Another area which is our priority is neo-natal care and starting from non-functioning incubators in 2006, we quickly mapped out strategy for acquiring and refurbishing an increased number of incubators in the hospital. LUTH became a referral centre on neo-natal care; patients are referred to us from all parts of Lagos. That was another area of quality which we selected for ourselves. And with the support of government, we have increased the number of paediatric beds in this Hospital from the initial 100 to about 180 now, and government is supporting us to put up a new emergency paediatric building. By the end of this year, we shall have about 280 paediatric beds. Therefore, our chosen area of quality is to increase our capability in caring for children, which is in line with Mr. President’s Transformation Agenda with regards to human capital.

Also we observed quite a number of Nigerians are coming down with kidney problem which requires renal dialysis and at times it requires renal transplantation.

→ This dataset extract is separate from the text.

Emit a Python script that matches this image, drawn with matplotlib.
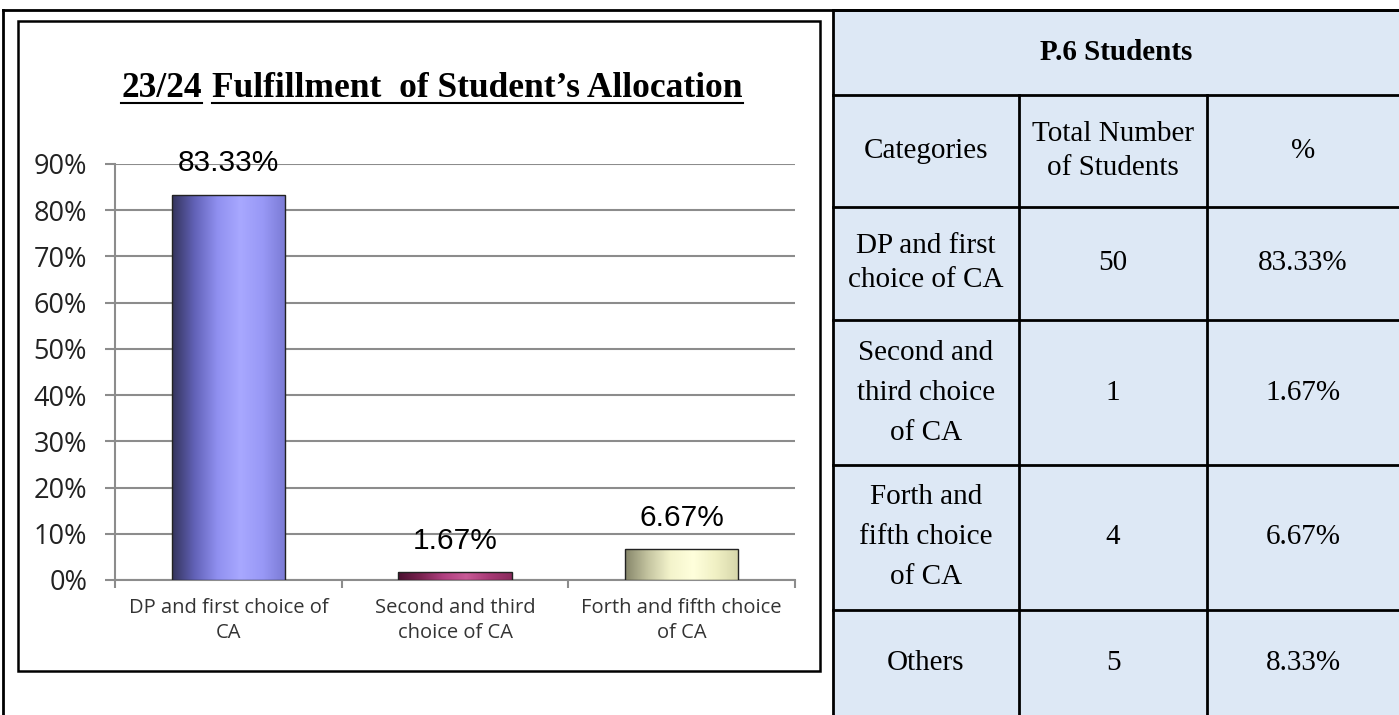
import numpy as np
import matplotlib
matplotlib.use("Agg")
import matplotlib.pyplot as plt
from matplotlib.colors import LinearSegmentedColormap
from matplotlib.ticker import FuncFormatter, FixedLocator

# chart data
categories = ["DP and first choice of\nCA", "Second and third\nchoice of CA", "Forth and fifth choice\nof CA"]
percent = [83.33, 1.67, 6.67]

# table data
table_title = "P.6 Students"
table_header = ["Categories", "Total Number\nof Students", "%"]
table_cats = ["DP and first\nchoice of CA", "Second and\nthird choice\nof CA", "Forth and\nfifth choice\nof CA", "Others"]
table_counts = [50, 1, 4, 5]
table_pct = [83.33, 1.67, 6.67, 8.33]

# cylinder-ish gradients for each bar
bar_grads = [
    ["#34345c", "#6262b8", "#9090f0", "#a8a8ff", "#9898f6", "#7a7ad4"],
    ["#4a1030", "#7a2350", "#b04080", "#c85a96", "#a83a76", "#8a2a5c"],
    ["#86866a", "#c4c4a0", "#f4f4cc", "#ffffdc", "#f0f0c4", "#d6d6aa"],
]

W, H = 1399, 715
fig = plt.figure(figsize=(W / 100, H / 100), dpi=100)


def fx(x):
    return x / W


def fy(y):
    return 1 - y / H


# outer frame lines and chart box
fig.add_artist(plt.Line2D([fx(3), fx(W)], [fy(10), fy(10)], color="black", lw=2))
fig.add_artist(plt.Line2D([fx(3), fx(3)], [fy(10), fy(H)], color="black", lw=2))
fig.add_artist(plt.Rectangle((fx(18), fy(671)), fx(820) - fx(18), fy(21) - fy(671),
                             fill=False, ec="black", lw=1.8))

# ---- bar chart ----
ax = fig.add_axes([fx(115), fy(580), fx(795) - fx(115), fy(164) - fy(580)])
x = np.arange(len(categories))
vals = np.array(percent) / 100
bars = ax.bar(x, vals, width=0.5, color="none", edgecolor="#222222", lw=1, zorder=4)
for i, b in enumerate(bars):
    cmap = LinearSegmentedColormap.from_list("g%d" % i, bar_grads[i])
    grad = np.linspace(0, 1, 256).reshape(1, -1)
    im = ax.imshow(grad, cmap=cmap, aspect="auto", zorder=3,
                   extent=[b.get_x(), b.get_x() + b.get_width(), 0, b.get_height()])
    im.set_clip_path(b)
    ax.annotate(f"{percent[i]:.2f}%", (b.get_x() + b.get_width() / 2, b.get_height()),
                xytext=(0, 17), textcoords="offset points", ha="center", va="baseline",
                fontsize=21.5, family="Liberation Sans", zorder=5)

ax.set_xlim(-0.5, len(categories) - 0.5)
ax.set_ylim(0, 0.9)
ax.yaxis.set_major_locator(FixedLocator(np.arange(0, 0.91, 0.1)))
ax.yaxis.set_major_formatter(FuncFormatter(lambda v, p: f"{v * 100:.0f}%"))
ax.grid(axis="y", color="#8c8c8c", lw=1.5, zorder=0)
ax.set_axisbelow(True)
for s in ["top", "right"]:
    ax.spines[s].set_visible(False)
for s in ["left", "bottom"]:
    ax.spines[s].set_color("#8c8c8c")
    ax.spines[s].set_linewidth(1.5)
ax.tick_params(axis="y", length=7, width=1.5, color="#8c8c8c", pad=13,
               labelsize=19.5, labelcolor="#222222")
ax.set_xticks(x)
ax.set_xticklabels(categories, fontsize=14.5, color="#333333", family="Open Sans", linespacing=1.35)
ax.tick_params(axis="x", which="major", length=0, pad=13)
ax.set_xticks(np.arange(-0.5, len(categories)), minor=True)
ax.tick_params(axis="x", which="minor", length=6, width=1.5, color="#8c8c8c")
for lab in ax.get_yticklabels():
    lab.set_family("Open Sans")

# title with underline, in two pieces like the original
t1 = fig.text(fx(121), fy(97), "23/24", fontsize=25.5, fontweight="bold",
              family="Liberation Serif", va="baseline", ha="left")
t2 = fig.text(fx(212), fy(97), "Fulfillment  of Student\u2019s Allocation", fontsize=25.5,
              fontweight="bold", family="Liberation Serif", va="baseline", ha="left")
r = fig.canvas.get_renderer()
for t in (t1, t2):
    bb = t.get_window_extent(renderer=r)
    fig.add_artist(plt.Line2D([bb.x0 / W, bb.x1 / W], [fy(103), fy(103)], color="black", lw=1.5))

# ---- table ----
cols = [833, 1019, 1207, W]
rows = [10, 95, 207, 320, 465, 610, H]
fill = "#dde8f5"
fig.add_artist(plt.Rectangle((fx(833), fy(H)), fx(W) - fx(833), fy(10) - fy(H),
                             fc=fill, ec="none", zorder=0))
lw = 2
# horizontal lines
for y in rows[:-1]:
    fig.add_artist(plt.Line2D([fx(833), fx(W)], [fy(y), fy(y)], color="black", lw=lw))
# vertical lines
fig.add_artist(plt.Line2D([fx(833), fx(833)], [fy(10), fy(H)], color="black", lw=lw))
for c in cols[1:3]:
    fig.add_artist(plt.Line2D([fx(c), fx(c)], [fy(rows[1]), fy(H)], color="black", lw=lw))


def cell(xc, yc, s, **kw):
    n = s.count("\n") + 1
    ls = 1.7 if n > 2 else 1.4
    fig.text(fx(xc), fy(yc), s, family="Liberation Serif", fontsize=21, ha="center",
             va="center", linespacing=ls, **kw)


cell((833 + W) / 2, (rows[0] + rows[1]) / 2, table_title, fontweight="bold")
for j, h in enumerate(table_header):
    cell((cols[j] + cols[j + 1]) / 2, (rows[1] + rows[2]) / 2, h)
for i in range(len(table_cats)):
    yc = (rows[i + 2] + rows[i + 3]) / 2
    cells = [table_cats[i], str(table_counts[i]), f"{table_pct[i]:.2f}%"]
    for j, s in enumerate(cells):
        cell((cols[j] + cols[j + 1]) / 2, yc, s)

fig.savefig("out.png", dpi=100)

LUTH started renal dialysis in the 1980s. We intensified efforts in the direction, increased our dialysis machines such that we can carry out dialysis on eight patients at once. Before I came it was done in the daytime, but now it is 24-hour service. We decided to go beyond dialysis. We pursued the programme of renal transplanting aggressively; we sent the full gamut of the team required to carry out renal transplantation out of the country to receive training and we did our first renal transplanting in July 2011 and the patient is doing well. LUTH remains a key player in human capital development and a centre to reckon with, with regards to production of specialists in different areas of medicine. Our School of Nursing is doing exceedingly well, winning prizes and laurels.